Repeat the material exactly, leaving nothing out.

───

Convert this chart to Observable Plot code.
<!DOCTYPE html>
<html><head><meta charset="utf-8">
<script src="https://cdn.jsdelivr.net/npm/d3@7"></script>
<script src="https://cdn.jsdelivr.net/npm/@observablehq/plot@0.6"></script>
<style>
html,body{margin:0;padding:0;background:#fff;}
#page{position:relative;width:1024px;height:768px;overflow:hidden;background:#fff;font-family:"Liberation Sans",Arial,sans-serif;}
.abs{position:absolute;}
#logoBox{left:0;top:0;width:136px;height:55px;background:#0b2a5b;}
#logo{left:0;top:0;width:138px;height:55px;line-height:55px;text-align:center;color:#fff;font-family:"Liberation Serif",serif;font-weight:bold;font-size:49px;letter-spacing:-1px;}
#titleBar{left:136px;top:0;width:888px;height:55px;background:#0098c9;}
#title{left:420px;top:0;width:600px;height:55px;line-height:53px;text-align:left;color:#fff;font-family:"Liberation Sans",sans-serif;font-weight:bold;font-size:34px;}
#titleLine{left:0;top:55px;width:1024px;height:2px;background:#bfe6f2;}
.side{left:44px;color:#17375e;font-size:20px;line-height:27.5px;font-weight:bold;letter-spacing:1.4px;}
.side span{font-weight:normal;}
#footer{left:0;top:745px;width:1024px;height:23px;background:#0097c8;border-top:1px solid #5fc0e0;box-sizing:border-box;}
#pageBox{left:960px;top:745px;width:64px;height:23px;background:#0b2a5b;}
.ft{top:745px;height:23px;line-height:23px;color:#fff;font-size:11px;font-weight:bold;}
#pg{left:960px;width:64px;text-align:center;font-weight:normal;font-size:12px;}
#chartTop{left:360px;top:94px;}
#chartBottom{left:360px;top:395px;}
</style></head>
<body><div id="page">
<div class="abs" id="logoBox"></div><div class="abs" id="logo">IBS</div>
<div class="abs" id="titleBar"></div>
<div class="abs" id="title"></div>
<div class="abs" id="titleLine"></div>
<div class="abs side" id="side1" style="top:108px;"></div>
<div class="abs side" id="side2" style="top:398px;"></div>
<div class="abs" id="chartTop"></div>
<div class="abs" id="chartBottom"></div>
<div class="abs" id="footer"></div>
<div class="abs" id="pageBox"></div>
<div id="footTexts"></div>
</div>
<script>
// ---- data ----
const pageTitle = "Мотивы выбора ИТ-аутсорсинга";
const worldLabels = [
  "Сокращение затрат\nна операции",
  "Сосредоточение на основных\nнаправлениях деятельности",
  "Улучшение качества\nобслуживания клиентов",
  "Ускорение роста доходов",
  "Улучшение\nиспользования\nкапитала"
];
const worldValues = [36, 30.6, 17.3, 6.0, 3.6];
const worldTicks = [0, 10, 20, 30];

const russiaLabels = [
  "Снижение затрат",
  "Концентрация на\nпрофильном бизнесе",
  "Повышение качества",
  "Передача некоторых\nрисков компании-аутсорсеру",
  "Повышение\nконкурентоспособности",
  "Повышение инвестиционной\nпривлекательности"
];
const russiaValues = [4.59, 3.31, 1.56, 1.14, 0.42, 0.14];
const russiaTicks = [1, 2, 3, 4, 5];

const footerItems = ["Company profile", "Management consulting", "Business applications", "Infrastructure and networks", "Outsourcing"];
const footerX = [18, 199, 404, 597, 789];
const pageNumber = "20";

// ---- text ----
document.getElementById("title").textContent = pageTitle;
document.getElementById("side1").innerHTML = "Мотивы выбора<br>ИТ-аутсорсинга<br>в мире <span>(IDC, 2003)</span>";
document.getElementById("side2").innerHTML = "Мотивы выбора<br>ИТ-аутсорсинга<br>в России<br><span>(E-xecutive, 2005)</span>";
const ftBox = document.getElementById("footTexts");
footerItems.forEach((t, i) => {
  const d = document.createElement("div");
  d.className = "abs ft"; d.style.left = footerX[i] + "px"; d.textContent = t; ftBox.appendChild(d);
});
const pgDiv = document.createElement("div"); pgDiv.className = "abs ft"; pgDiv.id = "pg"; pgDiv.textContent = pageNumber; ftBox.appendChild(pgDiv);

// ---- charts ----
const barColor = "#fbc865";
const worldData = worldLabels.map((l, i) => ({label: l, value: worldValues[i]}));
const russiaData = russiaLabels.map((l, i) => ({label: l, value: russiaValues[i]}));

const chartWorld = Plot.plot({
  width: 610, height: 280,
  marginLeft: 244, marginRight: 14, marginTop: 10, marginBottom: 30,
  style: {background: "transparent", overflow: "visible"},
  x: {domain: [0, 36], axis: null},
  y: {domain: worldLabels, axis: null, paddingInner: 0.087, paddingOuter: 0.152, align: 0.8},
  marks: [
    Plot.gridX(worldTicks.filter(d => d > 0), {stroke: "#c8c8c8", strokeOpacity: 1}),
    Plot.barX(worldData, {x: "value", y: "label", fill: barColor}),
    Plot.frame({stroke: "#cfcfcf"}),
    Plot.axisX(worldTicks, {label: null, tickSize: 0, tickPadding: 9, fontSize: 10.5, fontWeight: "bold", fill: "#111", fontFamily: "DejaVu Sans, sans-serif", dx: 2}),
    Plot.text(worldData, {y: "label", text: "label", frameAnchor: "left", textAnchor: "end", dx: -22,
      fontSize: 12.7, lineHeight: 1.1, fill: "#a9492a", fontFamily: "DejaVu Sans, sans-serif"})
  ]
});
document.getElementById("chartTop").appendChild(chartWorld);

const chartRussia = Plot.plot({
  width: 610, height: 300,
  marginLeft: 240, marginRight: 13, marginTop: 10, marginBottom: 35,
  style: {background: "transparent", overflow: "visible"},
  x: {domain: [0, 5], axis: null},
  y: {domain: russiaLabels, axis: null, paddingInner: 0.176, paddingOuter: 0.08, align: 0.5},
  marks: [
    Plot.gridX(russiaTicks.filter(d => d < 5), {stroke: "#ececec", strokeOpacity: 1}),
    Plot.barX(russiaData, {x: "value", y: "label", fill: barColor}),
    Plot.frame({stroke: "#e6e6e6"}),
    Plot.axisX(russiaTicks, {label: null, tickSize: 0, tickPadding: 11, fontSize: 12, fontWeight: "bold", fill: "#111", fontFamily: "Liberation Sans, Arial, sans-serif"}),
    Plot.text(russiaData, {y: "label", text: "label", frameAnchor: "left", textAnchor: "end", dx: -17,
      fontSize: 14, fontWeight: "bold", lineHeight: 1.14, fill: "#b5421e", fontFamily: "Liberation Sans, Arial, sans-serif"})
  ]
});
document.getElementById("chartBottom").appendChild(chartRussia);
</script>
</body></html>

───

* **EXERCISE RESULT**:
Convert this chart to Observable Plot code.
<!DOCTYPE html>
<html><head><meta charset="utf-8">
<script src="https://cdn.jsdelivr.net/npm/d3@7"></script>
<script src="https://cdn.jsdelivr.net/npm/@observablehq/plot@0.6"></script>
<style>
html,body{margin:0;padding:0;background:#fff;}
#page{position:relative;width:1024px;height:768px;overflow:hidden;background:#fff;font-family:"Liberation Sans",Arial,sans-serif;}
.abs{position:absolute;}
#logoBox{left:0;top:0;width:136px;height:55px;background:#0b2a5b;}
#logo{left:0;top:0;width:138px;height:55px;line-height:55px;text-align:center;color:#fff;font-family:"Liberation Serif",serif;font-weight:bold;font-size:49px;letter-spacing:-1px;}
#titleBar{left:136px;top:0;width:888px;height:55px;background:#0098c9;}
#title{left:420px;top:0;width:600px;height:55px;line-height:53px;text-align:left;color:#fff;font-family:"Liberation Sans",sans-serif;font-weight:bold;font-size:34px;}
#titleLine{left:0;top:55px;width:1024px;height:2px;background:#bfe6f2;}
.side{left:44px;color:#17375e;font-size:20px;line-height:27.5px;font-weight:bold;letter-spacing:1.4px;}
.side span{font-weight:normal;}
#footer{left:0;top:745px;width:1024px;height:23px;background:#0097c8;border-top:1px solid #5fc0e0;box-sizing:border-box;}
#pageBox{left:960px;top:745px;width:64px;height:23px;background:#0b2a5b;}
.ft{top:745px;height:23px;line-height:23px;color:#fff;font-size:11px;font-weight:bold;}
#pg{left:960px;width:64px;text-align:center;font-weight:normal;font-size:12px;}
#chartTop{left:360px;top:94px;}
#chartBottom{left:360px;top:395px;}
</style></head>
<body><div id="page">
<div class="abs" id="logoBox"></div><div class="abs" id="logo">IBS</div>
<div class="abs" id="titleBar"></div>
<div class="abs" id="title"></div>
<div class="abs" id="titleLine"></div>
<div class="abs side" id="side1" style="top:108px;"></div>
<div class="abs side" id="side2" style="top:398px;"></div>
<div class="abs" id="chartTop"></div>
<div class="abs" id="chartBottom"></div>
<div class="abs" id="footer"></div>
<div class="abs" id="pageBox"></div>
<div id="footTexts"></div>
</div>
<script>
// ---- data ----
const pageTitle = "Мотивы выбора ИТ-аутсорсинга";
const worldLabels = [
  "Сокращение затрат\nна операции",
  "Сосредоточение на основных\nнаправлениях деятельности",
  "Улучшение качества\nобслуживания клиентов",
  "Ускорение роста доходов",
  "Улучшение\nиспользования\nкапитала"
];
const worldValues = [36, 30.6, 17.3, 6.0, 3.6];
const worldTicks = [0, 10, 20, 30];

const russiaLabels = [
  "Снижение затрат",
  "Концентрация на\nпрофильном бизнесе",
  "Повышение качества",
  "Передача некоторых\nрисков компании-аутсорсеру",
  "Повышение\nконкурентоспособности",
  "Повышение инвестиционной\nпривлекательности"
];
const russiaValues = [4.59, 3.31, 1.56, 1.14, 0.42, 0.14];
const russiaTicks = [1, 2, 3, 4, 5];

const footerItems = ["Company profile", "Management consulting", "Business applications", "Infrastructure and networks", "Outsourcing"];
const footerX = [18, 199, 404, 597, 789];
const pageNumber = "20";

// ---- text ----
document.getElementById("title").textContent = pageTitle;
document.getElementById("side1").innerHTML = "Мотивы выбора<br>ИТ-аутсорсинга<br>в мире <span>(IDC, 2003)</span>";
document.getElementById("side2").innerHTML = "Мотивы выбора<br>ИТ-аутсорсинга<br>в России<br><span>(E-xecutive, 2005)</span>";
const ftBox = document.getElementById("footTexts");
footerItems.forEach((t, i) => {
  const d = document.createElement("div");
  d.className = "abs ft"; d.style.left = footerX[i] + "px"; d.textContent = t; ftBox.appendChild(d);
});
const pgDiv = document.createElement("div"); pgDiv.className = "abs ft"; pgDiv.id = "pg"; pgDiv.textContent = pageNumber; ftBox.appendChild(pgDiv);

// ---- charts ----
const barColor = "#fbc865";
const worldData = worldLabels.map((l, i) => ({label: l, value: worldValues[i]}));
const russiaData = russiaLabels.map((l, i) => ({label: l, value: russiaValues[i]}));

const chartWorld = Plot.plot({
  width: 610, height: 280,
  marginLeft: 244, marginRight: 14, marginTop: 10, marginBottom: 30,
  style: {background: "transparent", overflow: "visible"},
  x: {domain: [0, 36], axis: null},
  y: {domain: worldLabels, axis: null, paddingInner: 0.087, paddingOuter: 0.152, align: 0.8},
  marks: [
    Plot.gridX(worldTicks.filter(d => d > 0), {stroke: "#c8c8c8", strokeOpacity: 1}),
    Plot.barX(worldData, {x: "value", y: "label", fill: barColor}),
    Plot.frame({stroke: "#cfcfcf"}),
    Plot.axisX(worldTicks, {label: null, tickSize: 0, tickPadding: 9, fontSize: 10.5, fontWeight: "bold", fill: "#111", fontFamily: "DejaVu Sans, sans-serif", dx: 2}),
    Plot.text(worldData, {y: "label", text: "label", frameAnchor: "left", textAnchor: "end", dx: -22,
      fontSize: 12.7, lineHeight: 1.1, fill: "#a9492a", fontFamily: "DejaVu Sans, sans-serif"})
  ]
});
document.getElementById("chartTop").appendChild(chartWorld);

const chartRussia = Plot.plot({
  width: 610, height: 300,
  marginLeft: 240, marginRight: 13, marginTop: 10, marginBottom: 35,
  style: {background: "transparent", overflow: "visible"},
  x: {domain: [0, 5], axis: null},
  y: {domain: russiaLabels, axis: null, paddingInner: 0.176, paddingOuter: 0.08, align: 0.5},
  marks: [
    Plot.gridX(russiaTicks.filter(d => d < 5), {stroke: "#ececec", strokeOpacity: 1}),
    Plot.barX(russiaData, {x: "value", y: "label", fill: barColor}),
    Plot.frame({stroke: "#e6e6e6"}),
    Plot.axisX(russiaTicks, {label: null, tickSize: 0, tickPadding: 11, fontSize: 12, fontWeight: "bold", fill: "#111", fontFamily: "Liberation Sans, Arial, sans-serif"}),
    Plot.text(russiaData, {y: "label", text: "label", frameAnchor: "left", textAnchor: "end", dx: -17,
      fontSize: 14, fontWeight: "bold", lineHeight: 1.14, fill: "#b5421e", fontFamily: "Liberation Sans, Arial, sans-serif"})
  ]
});
document.getElementById("chartBottom").appendChild(chartRussia);
</script>
</body></html>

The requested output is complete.